* Start *

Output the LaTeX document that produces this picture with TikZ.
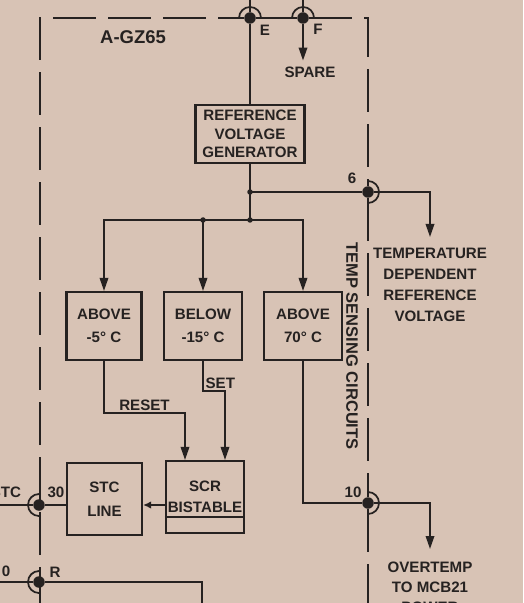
\documentclass[tikz,border=0pt]{standalone}
\usepackage{fontspec}
\setmainfont{Liberation Sans}
\usetikzlibrary{arrows.meta,positioning}
\definecolor{paper}{RGB}{216,195,181}
\definecolor{ink}{RGB}{38,34,33}
\tikzset{
  blockbox/.style={draw=ink, line width=1.2pt, align=center, inner sep=1pt, text=ink, font=\fontsize{8.6}{13}\selectfont\bfseries},
  tag/.style={text=ink, inner sep=1pt, font=\fontsize{8.6}{12}\selectfont\bfseries},
  wire/.style={draw=ink, line width=1pt},
  wirearrow/.style={wire, -{Triangle[length=2.6mm,width=1.7mm]}},
  frame/.style={draw=ink, line width=0.9pt, dash pattern=on 8.6mm off 2.4mm},
  jackdot/.style={circle, fill=ink, inner sep=0pt, minimum size=2.3mm},
  joint/.style={circle, fill=ink, inner sep=0pt, minimum size=1.1mm}
}

\begin{document}
\begin{tikzpicture}[x=0.2mm,y=-0.2mm]
\useasboundingbox (0,0) rectangle (523,603);
\fill[paper] (0,0) rectangle (523,603);
\clip (0,0) rectangle (523,603);

\node[jackdot] (pinE) at (250,18) {};
\node[jackdot] (pinF) at (303,18) {};
\node[jackdot] (pin6) at (368,192) {};
\node[jackdot] (pin10) at (368,503) {};
\node[jackdot] (pin30) at (39,505) {};
\node[jackdot] (pinR) at (39,582) {};
\draw[wire] (pinE.center) ++(-11,0) arc[start angle=180,end angle=360,radius=11];
\draw[wire] (pinF.center) ++(-11,0) arc[start angle=180,end angle=360,radius=11];
\draw[wire] (pin6.center) ++(0,-11) arc[start angle=-90,end angle=90,radius=11];
\draw[wire] (pin10.center) ++(0,-11) arc[start angle=-90,end angle=90,radius=11];
\draw[wire] (pin30.center) ++(0,-11) arc[start angle=270,end angle=90,radius=11];
\draw[wire] (pinR.center) ++(0,-11) arc[start angle=270,end angle=90,radius=11];

\coordinate (frameTL) at (40,18);
\coordinate (frameTR) at (368,18);
\coordinate (frameBL) at (40,610);
\coordinate (frameBR) at (368,610);
\draw[frame] (frameBL) -- (frameTL) -- (pinE);
\draw[frame] (pinE) -- (pinF);
\draw[frame] (pinF) -- (frameTR) -- (pin6);
\draw[frame] (pin6) -- (pin10);
\draw[frame] (pin10) -- (frameBR);

\node[tag, font=\fontsize{10.5}{13}\selectfont\bfseries] (board) at (133,37) {A-GZ65};
\node[tag] (tagE) at (265,30) {E};
\node[tag] (tagF) at (318,29) {F};
\node[tag] (spare) at (310,72) {SPARE};
\node[tag] (tag6) at (352,178) {6};
\node[tag] (tag10) at (353,492) {10};
\node[tag] (tag30) at (56,492) {30};
\node[tag] (tagSTC) at (6,492) {STC};
\node[tag] (tag0) at (6,571) {0};
\node[tag] (tagR) at (55,572) {R};

\node[blockbox, minimum width=21.8mm, minimum height=11.6mm, font=\fontsize{8.6}{10.5}\selectfont\bfseries] (rvg) at (250,134) {REFERENCE\\VOLTAGE\\GENERATOR};
\node[blockbox, minimum width=15mm, minimum height=13.6mm] (abv5) at (104,326) {ABOVE\\-5° C};
\node[blockbox, minimum width=15.6mm, minimum height=13.6mm] (blw15) at (203,326) {BELOW\\-15° C};
\node[blockbox, minimum width=15.6mm, minimum height=13.6mm] (abv70) at (303,326) {ABOVE\\70° C};
\node[blockbox, minimum width=15mm, minimum height=14.4mm, font=\fontsize{8.6}{13.6}\selectfont\bfseries] (stc) at (104.5,499) {STC\\LINE};
\node[blockbox, minimum width=14.8mm, minimum height=14.4mm, font=\fontsize{8.6}{12}\selectfont\bfseries] (scr) at (205,497) {SCR\\BISTABLE};
\draw[wire] ([yshift=3.4mm]scr.south west) -- ([yshift=3.4mm]scr.south east);

\node[tag, align=center, anchor=north] (tempdep) at (430,246) {TEMPERATURE\\DEPENDENT\\REFERENCE\\VOLTAGE};
\node[tag, align=center, anchor=north, font=\fontsize{8.6}{11.3}\selectfont\bfseries] (overtemp) at (430,560) {OVERTEMP\\TO MCB21\\POWER};
\node[tag, rotate=-90, font=\fontsize{9.4}{12}\selectfont\bfseries] (sensing) at (352,346) {TEMP SENSING CIRCUITS};

\node[joint] (jn1) at (250,192) {};
\node[joint] (jn2) at (250,220) {};
\node[joint] (jn3) at (203,220) {};

\coordinate (topE) at (250,-5);
\coordinate (topF) at (303,-5);
\coordinate (stcEnd) at (-5,505);
\coordinate (rEnd) at (-5,582);
\coordinate (rDown) at (202,610);

\draw[wire] (topE) -- (pinE);
\draw[wire] (pinE) -- (rvg);
\draw[wire] (topF) -- (pinF);
\draw[wirearrow] (pinF) -- ([yshift=0.8mm]pinF |- spare.north);
\draw[wire] (rvg) -- (jn2.center);
\draw[wire] (jn1.center) -- (pin6);
\draw[wirearrow] (pin6) -| ([yshift=1.8mm]tempdep.north);
\draw[wirearrow] (jn2.center) -| (abv5.north);
\draw[wirearrow] (jn2.center) -| (abv70.north);
\draw[wirearrow] (jn3.center) -- (blw15.north);
\draw[wirearrow] (abv5.south) -- ++(0,52) -| node[tag, pos=0.25, above] {RESET} ([xshift=-4mm]scr.north);
\draw[wirearrow] (blw15.south) -- ++(0,30) node[tag, anchor=south west] {SET} -| ([xshift=4mm]scr.north);
\draw[wire] (abv70.south) |- (pin10);
\draw[wirearrow] (pin10) -| ([yshift=2.2mm]overtemp.north);
\draw[wire, -{Latex[length=1.6mm,width=1.5mm]}] (scr.west |- pin30) -- (stc.east |- pin30);
\draw[wire] (stc.west |- pin30) -- (pin30);
\draw[wire] (pin30) -- (stcEnd);
\draw[wire] (rEnd) -- (pinR);
\draw[wire] (pinR) -| (rDown);
\end{tikzpicture}
\end{document}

* End *

**Task prompt:** Restate the whole listing above exactly, except for its images.

**The answer:**
Output the LaTeX document that produces this picture with TikZ.
\documentclass[tikz,border=0pt]{standalone}
\usepackage{fontspec}
\setmainfont{Liberation Sans}
\usetikzlibrary{arrows.meta,positioning}
\definecolor{paper}{RGB}{216,195,181}
\definecolor{ink}{RGB}{38,34,33}
\tikzset{
  blockbox/.style={draw=ink, line width=1.2pt, align=center, inner sep=1pt, text=ink, font=\fontsize{8.6}{13}\selectfont\bfseries},
  tag/.style={text=ink, inner sep=1pt, font=\fontsize{8.6}{12}\selectfont\bfseries},
  wire/.style={draw=ink, line width=1pt},
  wirearrow/.style={wire, -{Triangle[length=2.6mm,width=1.7mm]}},
  frame/.style={draw=ink, line width=0.9pt, dash pattern=on 8.6mm off 2.4mm},
  jackdot/.style={circle, fill=ink, inner sep=0pt, minimum size=2.3mm},
  joint/.style={circle, fill=ink, inner sep=0pt, minimum size=1.1mm}
}

\begin{document}
\begin{tikzpicture}[x=0.2mm,y=-0.2mm]
\useasboundingbox (0,0) rectangle (523,603);
\fill[paper] (0,0) rectangle (523,603);
\clip (0,0) rectangle (523,603);

\node[jackdot] (pinE) at (250,18) {};
\node[jackdot] (pinF) at (303,18) {};
\node[jackdot] (pin6) at (368,192) {};
\node[jackdot] (pin10) at (368,503) {};
\node[jackdot] (pin30) at (39,505) {};
\node[jackdot] (pinR) at (39,582) {};
\draw[wire] (pinE.center) ++(-11,0) arc[start angle=180,end angle=360,radius=11];
\draw[wire] (pinF.center) ++(-11,0) arc[start angle=180,end angle=360,radius=11];
\draw[wire] (pin6.center) ++(0,-11) arc[start angle=-90,end angle=90,radius=11];
\draw[wire] (pin10.center) ++(0,-11) arc[start angle=-90,end angle=90,radius=11];
\draw[wire] (pin30.center) ++(0,-11) arc[start angle=270,end angle=90,radius=11];
\draw[wire] (pinR.center) ++(0,-11) arc[start angle=270,end angle=90,radius=11];

\coordinate (frameTL) at (40,18);
\coordinate (frameTR) at (368,18);
\coordinate (frameBL) at (40,610);
\coordinate (frameBR) at (368,610);
\draw[frame] (frameBL) -- (frameTL) -- (pinE);
\draw[frame] (pinE) -- (pinF);
\draw[frame] (pinF) -- (frameTR) -- (pin6);
\draw[frame] (pin6) -- (pin10);
\draw[frame] (pin10) -- (frameBR);

\node[tag, font=\fontsize{10.5}{13}\selectfont\bfseries] (board) at (133,37) {A-GZ65};
\node[tag] (tagE) at (265,30) {E};
\node[tag] (tagF) at (318,29) {F};
\node[tag] (spare) at (310,72) {SPARE};
\node[tag] (tag6) at (352,178) {6};
\node[tag] (tag10) at (353,492) {10};
\node[tag] (tag30) at (56,492) {30};
\node[tag] (tagSTC) at (6,492) {STC};
\node[tag] (tag0) at (6,571) {0};
\node[tag] (tagR) at (55,572) {R};

\node[blockbox, minimum width=21.8mm, minimum height=11.6mm, font=\fontsize{8.6}{10.5}\selectfont\bfseries] (rvg) at (250,134) {REFERENCE\\VOLTAGE\\GENERATOR};
\node[blockbox, minimum width=15mm, minimum height=13.6mm] (abv5) at (104,326) {ABOVE\\-5° C};
\node[blockbox, minimum width=15.6mm, minimum height=13.6mm] (blw15) at (203,326) {BELOW\\-15° C};
\node[blockbox, minimum width=15.6mm, minimum height=13.6mm] (abv70) at (303,326) {ABOVE\\70° C};
\node[blockbox, minimum width=15mm, minimum height=14.4mm, font=\fontsize{8.6}{13.6}\selectfont\bfseries] (stc) at (104.5,499) {STC\\LINE};
\node[blockbox, minimum width=14.8mm, minimum height=14.4mm, font=\fontsize{8.6}{12}\selectfont\bfseries] (scr) at (205,497) {SCR\\BISTABLE};
\draw[wire] ([yshift=3.4mm]scr.south west) -- ([yshift=3.4mm]scr.south east);

\node[tag, align=center, anchor=north] (tempdep) at (430,246) {TEMPERATURE\\DEPENDENT\\REFERENCE\\VOLTAGE};
\node[tag, align=center, anchor=north, font=\fontsize{8.6}{11.3}\selectfont\bfseries] (overtemp) at (430,560) {OVERTEMP\\TO MCB21\\POWER};
\node[tag, rotate=-90, font=\fontsize{9.4}{12}\selectfont\bfseries] (sensing) at (352,346) {TEMP SENSING CIRCUITS};

\node[joint] (jn1) at (250,192) {};
\node[joint] (jn2) at (250,220) {};
\node[joint] (jn3) at (203,220) {};

\coordinate (topE) at (250,-5);
\coordinate (topF) at (303,-5);
\coordinate (stcEnd) at (-5,505);
\coordinate (rEnd) at (-5,582);
\coordinate (rDown) at (202,610);

\draw[wire] (topE) -- (pinE);
\draw[wire] (pinE) -- (rvg);
\draw[wire] (topF) -- (pinF);
\draw[wirearrow] (pinF) -- ([yshift=0.8mm]pinF |- spare.north);
\draw[wire] (rvg) -- (jn2.center);
\draw[wire] (jn1.center) -- (pin6);
\draw[wirearrow] (pin6) -| ([yshift=1.8mm]tempdep.north);
\draw[wirearrow] (jn2.center) -| (abv5.north);
\draw[wirearrow] (jn2.center) -| (abv70.north);
\draw[wirearrow] (jn3.center) -- (blw15.north);
\draw[wirearrow] (abv5.south) -- ++(0,52) -| node[tag, pos=0.25, above] {RESET} ([xshift=-4mm]scr.north);
\draw[wirearrow] (blw15.south) -- ++(0,30) node[tag, anchor=south west] {SET} -| ([xshift=4mm]scr.north);
\draw[wire] (abv70.south) |- (pin10);
\draw[wirearrow] (pin10) -| ([yshift=2.2mm]overtemp.north);
\draw[wire, -{Latex[length=1.6mm,width=1.5mm]}] (scr.west |- pin30) -- (stc.east |- pin30);
\draw[wire] (stc.west |- pin30) -- (pin30);
\draw[wire] (pin30) -- (stcEnd);
\draw[wire] (rEnd) -- (pinR);
\draw[wire] (pinR) -| (rDown);
\end{tikzpicture}
\end{document}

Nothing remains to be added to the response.